-- BEGIN ITEMS --
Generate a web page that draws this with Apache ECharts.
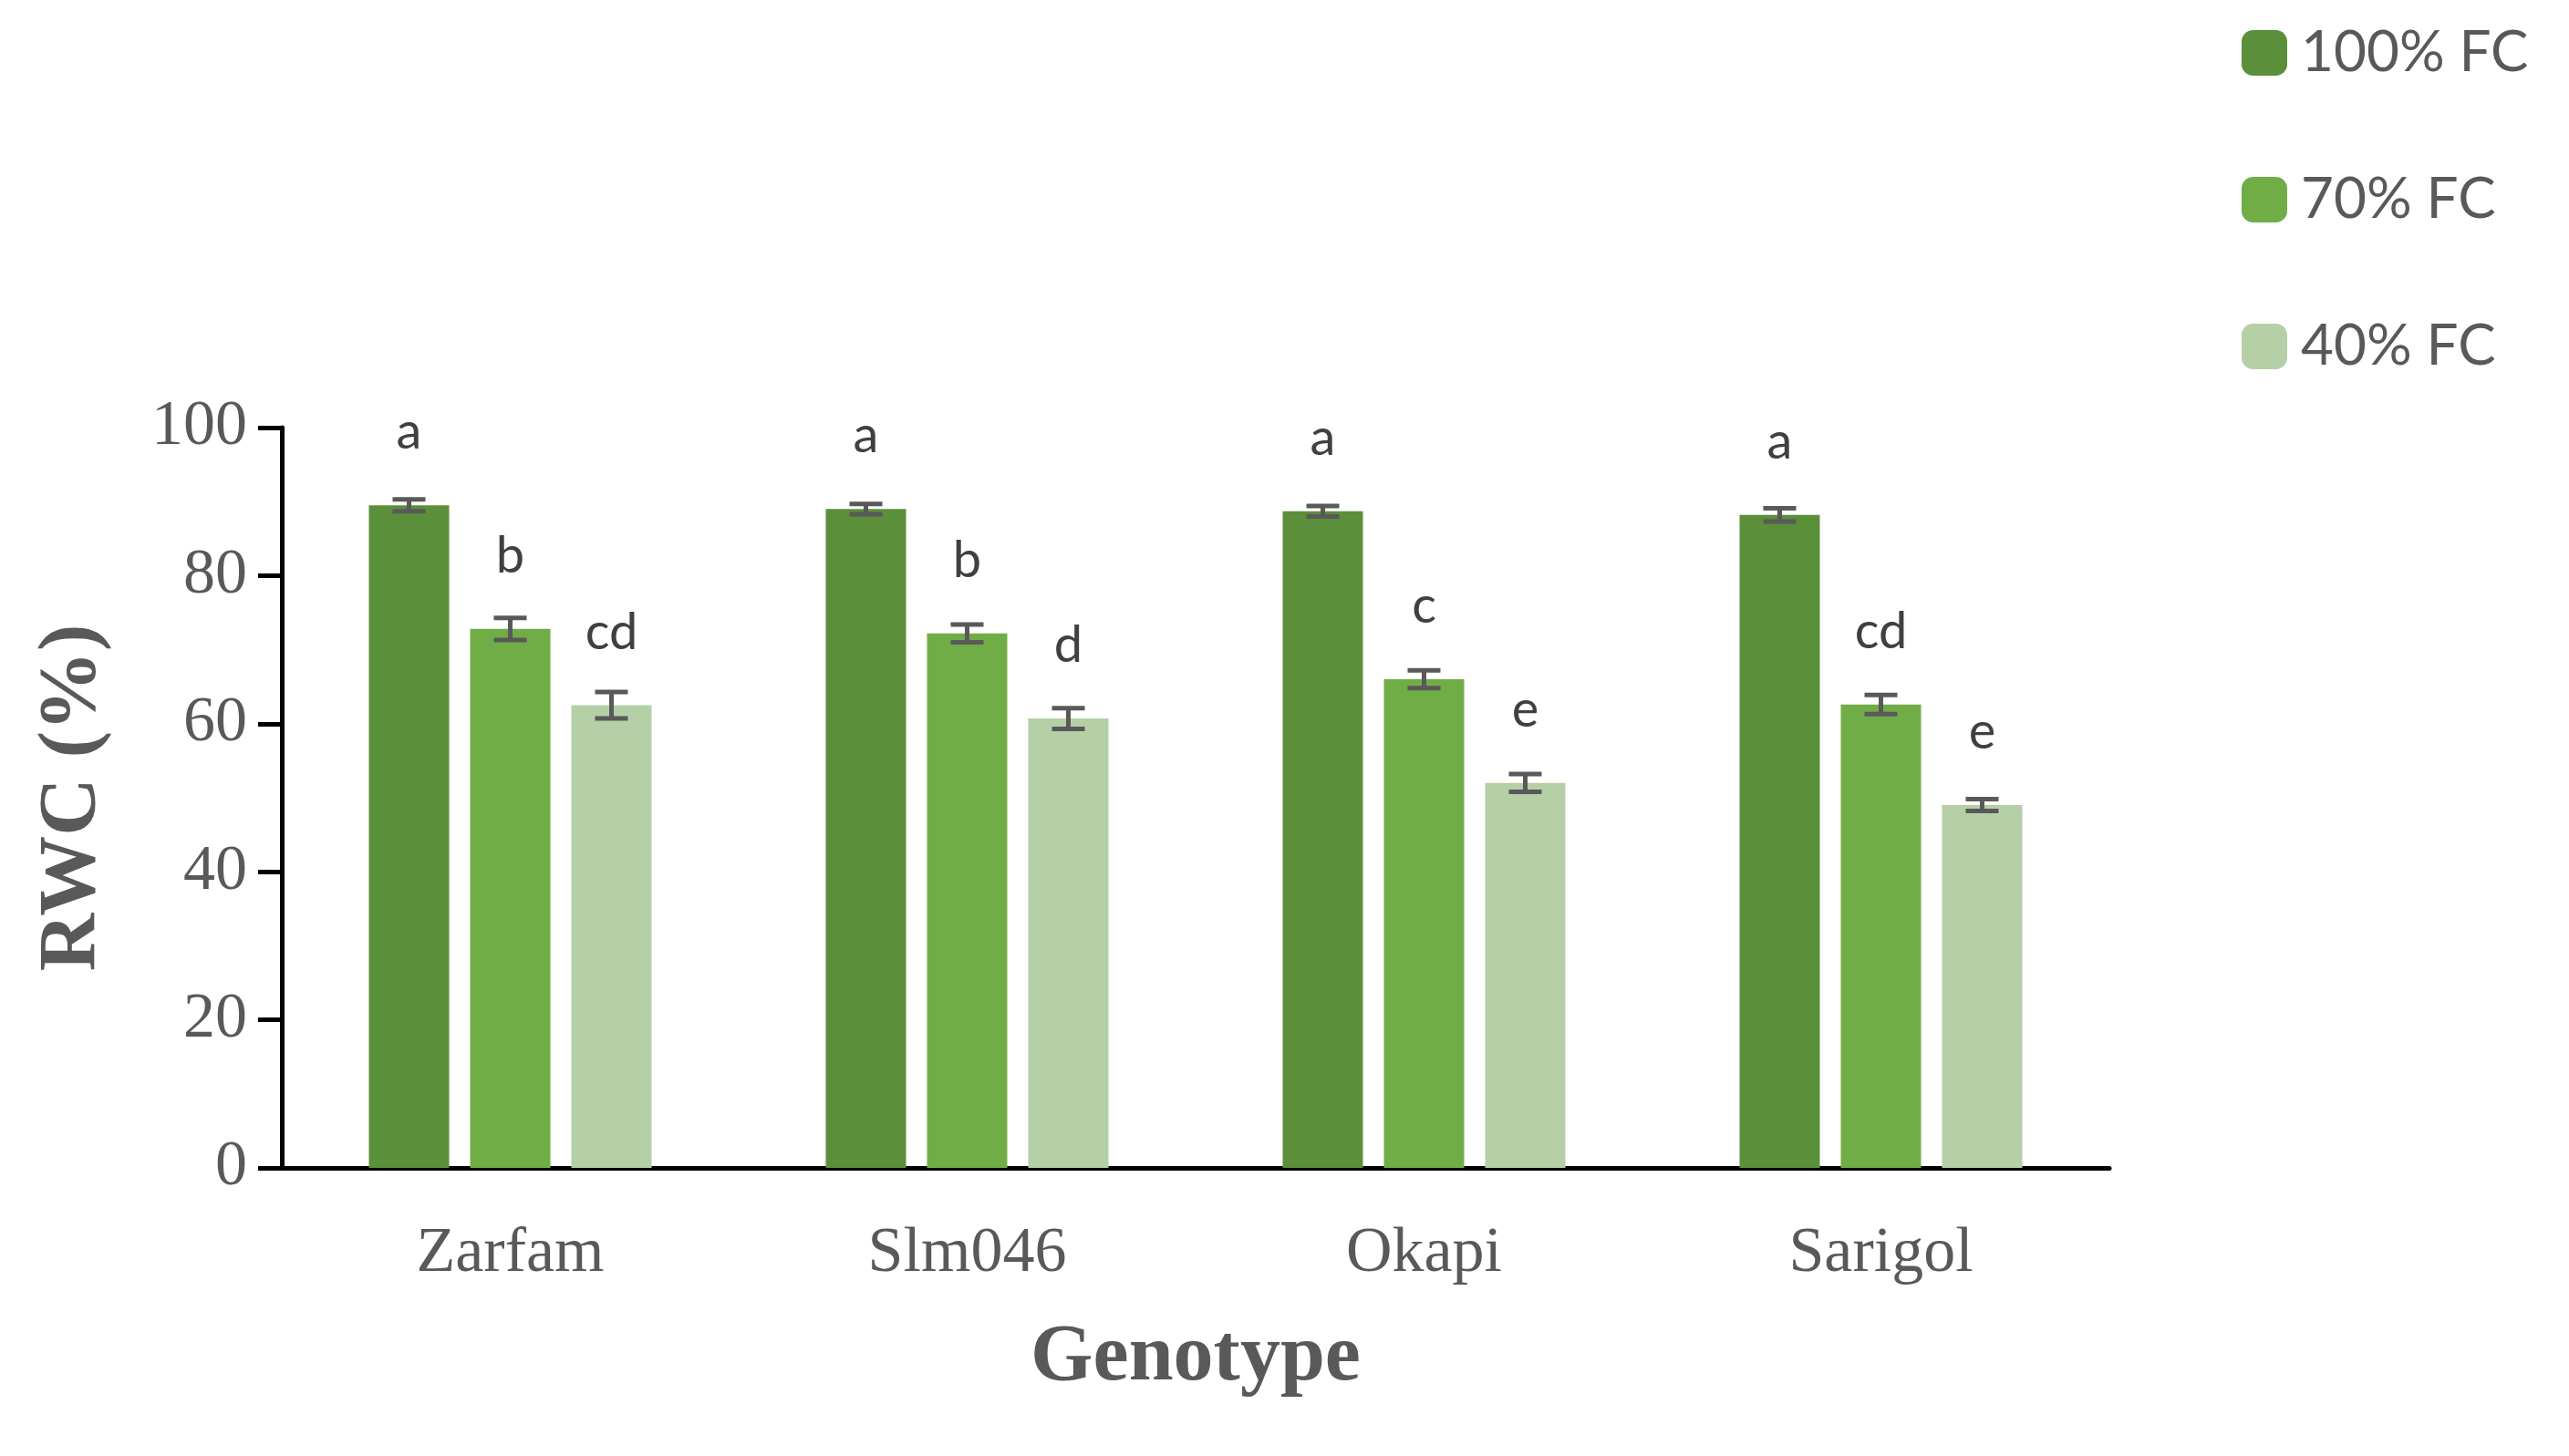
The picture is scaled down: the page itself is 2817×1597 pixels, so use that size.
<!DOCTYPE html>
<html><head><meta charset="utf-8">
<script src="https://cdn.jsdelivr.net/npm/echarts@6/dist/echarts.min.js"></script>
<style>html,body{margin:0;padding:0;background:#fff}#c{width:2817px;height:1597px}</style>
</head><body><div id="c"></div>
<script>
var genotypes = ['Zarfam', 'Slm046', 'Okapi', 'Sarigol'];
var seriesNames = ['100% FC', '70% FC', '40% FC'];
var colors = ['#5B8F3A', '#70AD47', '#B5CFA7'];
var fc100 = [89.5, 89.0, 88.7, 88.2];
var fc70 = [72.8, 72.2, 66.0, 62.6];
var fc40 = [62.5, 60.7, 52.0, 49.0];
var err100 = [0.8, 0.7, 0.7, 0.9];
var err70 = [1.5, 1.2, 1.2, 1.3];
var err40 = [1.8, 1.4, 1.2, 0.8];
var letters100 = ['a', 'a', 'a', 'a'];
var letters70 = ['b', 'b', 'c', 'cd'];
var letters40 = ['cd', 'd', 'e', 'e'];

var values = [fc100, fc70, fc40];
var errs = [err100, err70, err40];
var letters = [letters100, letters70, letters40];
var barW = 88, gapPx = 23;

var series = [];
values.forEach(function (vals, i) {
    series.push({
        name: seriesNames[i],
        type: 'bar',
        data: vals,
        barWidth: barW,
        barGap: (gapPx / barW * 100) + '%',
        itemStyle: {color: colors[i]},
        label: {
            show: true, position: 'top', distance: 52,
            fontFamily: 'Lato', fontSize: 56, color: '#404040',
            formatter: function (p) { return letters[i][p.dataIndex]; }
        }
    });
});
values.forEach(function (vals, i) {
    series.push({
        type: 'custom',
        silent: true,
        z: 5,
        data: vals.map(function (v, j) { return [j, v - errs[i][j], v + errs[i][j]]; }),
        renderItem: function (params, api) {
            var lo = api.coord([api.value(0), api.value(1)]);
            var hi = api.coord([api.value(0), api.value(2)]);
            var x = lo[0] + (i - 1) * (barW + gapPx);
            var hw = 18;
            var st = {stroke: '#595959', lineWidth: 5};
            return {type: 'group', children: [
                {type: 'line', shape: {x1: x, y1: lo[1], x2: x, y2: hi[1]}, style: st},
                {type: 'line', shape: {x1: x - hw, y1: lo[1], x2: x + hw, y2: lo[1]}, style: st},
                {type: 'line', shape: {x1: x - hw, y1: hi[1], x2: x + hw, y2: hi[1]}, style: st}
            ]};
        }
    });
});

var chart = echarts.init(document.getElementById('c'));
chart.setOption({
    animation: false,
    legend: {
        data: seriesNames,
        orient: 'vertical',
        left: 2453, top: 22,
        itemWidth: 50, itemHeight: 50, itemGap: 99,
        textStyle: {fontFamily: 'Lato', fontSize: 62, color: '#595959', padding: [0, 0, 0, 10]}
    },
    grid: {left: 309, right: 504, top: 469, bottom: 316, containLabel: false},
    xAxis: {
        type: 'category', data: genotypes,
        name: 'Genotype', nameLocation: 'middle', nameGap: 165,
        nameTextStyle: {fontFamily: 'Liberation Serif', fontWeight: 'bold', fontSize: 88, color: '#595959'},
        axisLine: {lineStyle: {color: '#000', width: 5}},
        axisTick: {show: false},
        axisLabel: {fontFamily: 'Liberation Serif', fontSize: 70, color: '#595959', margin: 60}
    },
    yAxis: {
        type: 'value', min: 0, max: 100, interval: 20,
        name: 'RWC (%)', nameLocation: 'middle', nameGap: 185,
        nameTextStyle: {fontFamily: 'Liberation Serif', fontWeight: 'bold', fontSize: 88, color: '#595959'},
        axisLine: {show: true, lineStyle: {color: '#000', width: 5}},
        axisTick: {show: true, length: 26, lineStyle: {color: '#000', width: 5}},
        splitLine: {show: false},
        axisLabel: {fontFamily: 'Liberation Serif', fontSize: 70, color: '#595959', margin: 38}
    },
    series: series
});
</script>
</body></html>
-- END ITEMS --
-- BEGIN ITEMS --
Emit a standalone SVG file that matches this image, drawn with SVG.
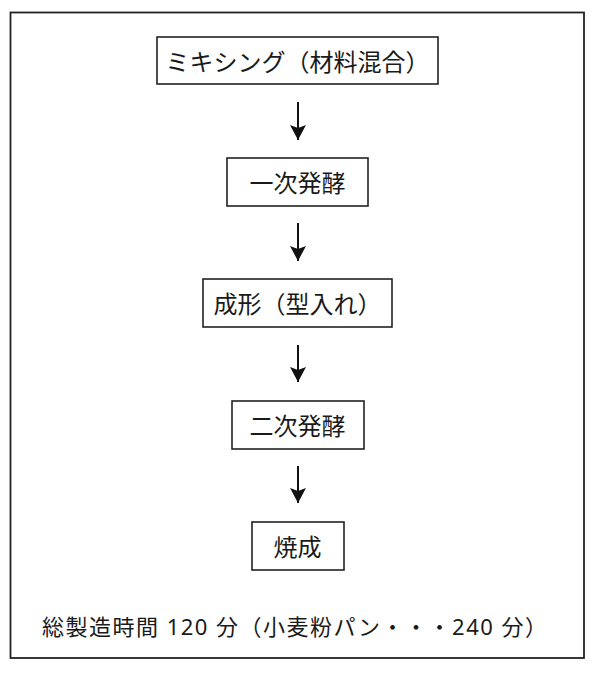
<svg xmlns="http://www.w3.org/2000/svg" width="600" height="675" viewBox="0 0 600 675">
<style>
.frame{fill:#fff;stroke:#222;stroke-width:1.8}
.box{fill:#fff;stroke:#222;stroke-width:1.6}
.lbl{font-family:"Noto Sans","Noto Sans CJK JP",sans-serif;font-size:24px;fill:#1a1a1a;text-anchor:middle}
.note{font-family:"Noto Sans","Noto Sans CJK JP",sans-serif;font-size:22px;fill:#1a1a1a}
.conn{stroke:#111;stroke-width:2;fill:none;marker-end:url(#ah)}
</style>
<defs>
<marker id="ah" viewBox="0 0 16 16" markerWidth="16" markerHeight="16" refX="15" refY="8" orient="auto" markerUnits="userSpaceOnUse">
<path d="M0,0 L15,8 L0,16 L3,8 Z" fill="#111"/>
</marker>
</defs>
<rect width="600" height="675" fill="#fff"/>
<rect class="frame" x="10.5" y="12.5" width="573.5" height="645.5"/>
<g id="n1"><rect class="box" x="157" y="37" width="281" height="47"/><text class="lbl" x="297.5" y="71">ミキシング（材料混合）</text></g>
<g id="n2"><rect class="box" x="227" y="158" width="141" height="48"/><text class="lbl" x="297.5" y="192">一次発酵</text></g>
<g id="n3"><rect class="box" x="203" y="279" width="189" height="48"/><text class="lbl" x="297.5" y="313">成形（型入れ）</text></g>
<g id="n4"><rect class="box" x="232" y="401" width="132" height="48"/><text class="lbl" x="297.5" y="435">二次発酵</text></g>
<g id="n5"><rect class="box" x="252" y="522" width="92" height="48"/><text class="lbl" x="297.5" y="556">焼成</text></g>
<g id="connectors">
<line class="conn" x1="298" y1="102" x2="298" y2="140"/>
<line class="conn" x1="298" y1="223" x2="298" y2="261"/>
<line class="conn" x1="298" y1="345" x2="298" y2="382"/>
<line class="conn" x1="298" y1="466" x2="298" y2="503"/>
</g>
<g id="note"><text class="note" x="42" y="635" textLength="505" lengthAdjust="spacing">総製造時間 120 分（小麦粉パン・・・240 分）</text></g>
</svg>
-- END ITEMS --
-- BEGIN ITEMS --
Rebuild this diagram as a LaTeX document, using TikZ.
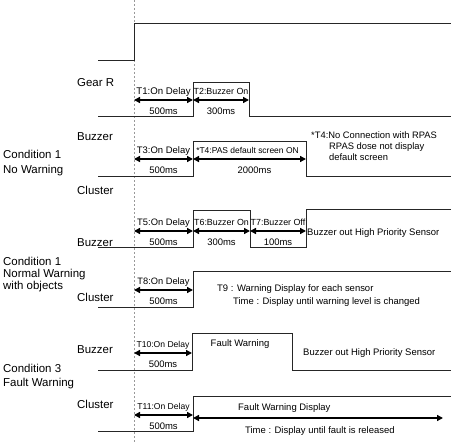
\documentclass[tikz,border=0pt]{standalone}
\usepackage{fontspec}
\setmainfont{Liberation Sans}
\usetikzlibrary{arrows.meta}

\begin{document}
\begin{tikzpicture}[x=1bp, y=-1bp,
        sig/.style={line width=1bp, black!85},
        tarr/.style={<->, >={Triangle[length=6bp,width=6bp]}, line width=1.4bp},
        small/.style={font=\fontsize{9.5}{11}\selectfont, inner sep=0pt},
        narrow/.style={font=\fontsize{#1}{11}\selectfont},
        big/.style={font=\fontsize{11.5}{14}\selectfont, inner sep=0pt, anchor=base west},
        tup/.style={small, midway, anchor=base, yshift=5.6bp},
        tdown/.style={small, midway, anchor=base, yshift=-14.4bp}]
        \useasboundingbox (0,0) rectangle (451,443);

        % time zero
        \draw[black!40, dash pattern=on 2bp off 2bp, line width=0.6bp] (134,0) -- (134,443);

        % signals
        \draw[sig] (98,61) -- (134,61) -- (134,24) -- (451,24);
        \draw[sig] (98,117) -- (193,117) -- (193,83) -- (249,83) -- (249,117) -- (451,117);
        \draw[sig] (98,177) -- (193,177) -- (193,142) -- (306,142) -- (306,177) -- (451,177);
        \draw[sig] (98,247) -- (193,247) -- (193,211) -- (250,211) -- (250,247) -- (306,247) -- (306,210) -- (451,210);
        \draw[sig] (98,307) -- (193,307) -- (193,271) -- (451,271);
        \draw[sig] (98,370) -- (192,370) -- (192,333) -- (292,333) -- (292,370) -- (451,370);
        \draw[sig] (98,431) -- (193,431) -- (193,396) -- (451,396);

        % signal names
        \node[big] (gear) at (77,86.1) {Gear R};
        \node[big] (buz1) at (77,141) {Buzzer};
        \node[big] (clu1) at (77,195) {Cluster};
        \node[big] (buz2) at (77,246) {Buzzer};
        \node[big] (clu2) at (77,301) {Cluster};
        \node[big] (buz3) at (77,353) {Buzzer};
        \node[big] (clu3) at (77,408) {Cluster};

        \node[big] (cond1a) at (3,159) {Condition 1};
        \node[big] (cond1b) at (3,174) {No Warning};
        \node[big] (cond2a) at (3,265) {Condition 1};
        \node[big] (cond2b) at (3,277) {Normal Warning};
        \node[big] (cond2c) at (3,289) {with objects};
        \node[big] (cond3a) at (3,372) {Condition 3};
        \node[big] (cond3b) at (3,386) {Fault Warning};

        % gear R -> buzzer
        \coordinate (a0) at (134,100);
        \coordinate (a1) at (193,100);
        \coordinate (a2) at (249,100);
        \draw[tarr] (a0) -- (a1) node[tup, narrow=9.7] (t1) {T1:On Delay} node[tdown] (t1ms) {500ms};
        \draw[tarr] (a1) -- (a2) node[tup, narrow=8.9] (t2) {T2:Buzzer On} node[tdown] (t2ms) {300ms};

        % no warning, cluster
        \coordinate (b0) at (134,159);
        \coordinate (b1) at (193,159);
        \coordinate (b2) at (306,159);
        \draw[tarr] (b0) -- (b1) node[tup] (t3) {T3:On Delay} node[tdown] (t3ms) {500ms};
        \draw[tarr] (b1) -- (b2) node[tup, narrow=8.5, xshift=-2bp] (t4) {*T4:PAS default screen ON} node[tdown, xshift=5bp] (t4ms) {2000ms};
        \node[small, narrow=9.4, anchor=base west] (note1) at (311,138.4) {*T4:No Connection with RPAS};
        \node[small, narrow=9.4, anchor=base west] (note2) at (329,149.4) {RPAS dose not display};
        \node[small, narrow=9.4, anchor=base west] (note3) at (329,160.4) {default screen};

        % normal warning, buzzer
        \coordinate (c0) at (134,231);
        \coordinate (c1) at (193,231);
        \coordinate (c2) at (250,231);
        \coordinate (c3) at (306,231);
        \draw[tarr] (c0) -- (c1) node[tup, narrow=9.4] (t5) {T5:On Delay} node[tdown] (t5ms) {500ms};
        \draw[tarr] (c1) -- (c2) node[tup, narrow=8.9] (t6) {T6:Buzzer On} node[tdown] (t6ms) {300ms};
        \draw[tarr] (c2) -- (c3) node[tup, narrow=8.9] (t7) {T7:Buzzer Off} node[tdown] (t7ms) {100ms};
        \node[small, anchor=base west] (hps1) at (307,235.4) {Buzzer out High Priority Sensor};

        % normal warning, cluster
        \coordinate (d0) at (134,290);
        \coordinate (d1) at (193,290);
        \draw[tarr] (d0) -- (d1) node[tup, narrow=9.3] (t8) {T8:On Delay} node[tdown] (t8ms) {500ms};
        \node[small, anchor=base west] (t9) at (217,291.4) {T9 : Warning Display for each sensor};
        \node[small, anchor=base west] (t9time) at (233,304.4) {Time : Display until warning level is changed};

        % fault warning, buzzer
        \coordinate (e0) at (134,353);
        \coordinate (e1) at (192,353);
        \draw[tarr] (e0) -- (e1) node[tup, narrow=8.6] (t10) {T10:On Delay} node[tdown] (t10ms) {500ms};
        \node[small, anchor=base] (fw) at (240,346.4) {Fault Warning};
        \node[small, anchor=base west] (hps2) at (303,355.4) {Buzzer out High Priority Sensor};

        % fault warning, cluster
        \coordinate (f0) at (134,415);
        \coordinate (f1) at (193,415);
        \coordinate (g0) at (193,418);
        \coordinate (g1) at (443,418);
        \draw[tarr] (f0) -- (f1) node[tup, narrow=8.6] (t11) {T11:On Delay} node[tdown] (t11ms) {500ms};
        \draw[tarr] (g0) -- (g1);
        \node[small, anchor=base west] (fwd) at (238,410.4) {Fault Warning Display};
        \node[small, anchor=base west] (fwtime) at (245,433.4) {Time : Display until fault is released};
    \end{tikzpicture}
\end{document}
-- END ITEMS --
Restate word for word the part that opens with the line containing "Generate a web" and closes with the line containing "var barW = 88, gapPx = 23;", both ends included, and nothing else. Omit any images.

- [FINISHED ANSWER]:
Generate a web page that draws this with Apache ECharts.
The picture is scaled down: the page itself is 2817×1597 pixels, so use that size.
<!DOCTYPE html>
<html><head><meta charset="utf-8">
<script src="https://cdn.jsdelivr.net/npm/echarts@6/dist/echarts.min.js"></script>
<style>html,body{margin:0;padding:0;background:#fff}#c{width:2817px;height:1597px}</style>
</head><body><div id="c"></div>
<script>
var genotypes = ['Zarfam', 'Slm046', 'Okapi', 'Sarigol'];
var seriesNames = ['100% FC', '70% FC', '40% FC'];
var colors = ['#5B8F3A', '#70AD47', '#B5CFA7'];
var fc100 = [89.5, 89.0, 88.7, 88.2];
var fc70 = [72.8, 72.2, 66.0, 62.6];
var fc40 = [62.5, 60.7, 52.0, 49.0];
var err100 = [0.8, 0.7, 0.7, 0.9];
var err70 = [1.5, 1.2, 1.2, 1.3];
var err40 = [1.8, 1.4, 1.2, 0.8];
var letters100 = ['a', 'a', 'a', 'a'];
var letters70 = ['b', 'b', 'c', 'cd'];
var letters40 = ['cd', 'd', 'e', 'e'];

var values = [fc100, fc70, fc40];
var errs = [err100, err70, err40];
var letters = [letters100, letters70, letters40];
var barW = 88, gapPx = 23;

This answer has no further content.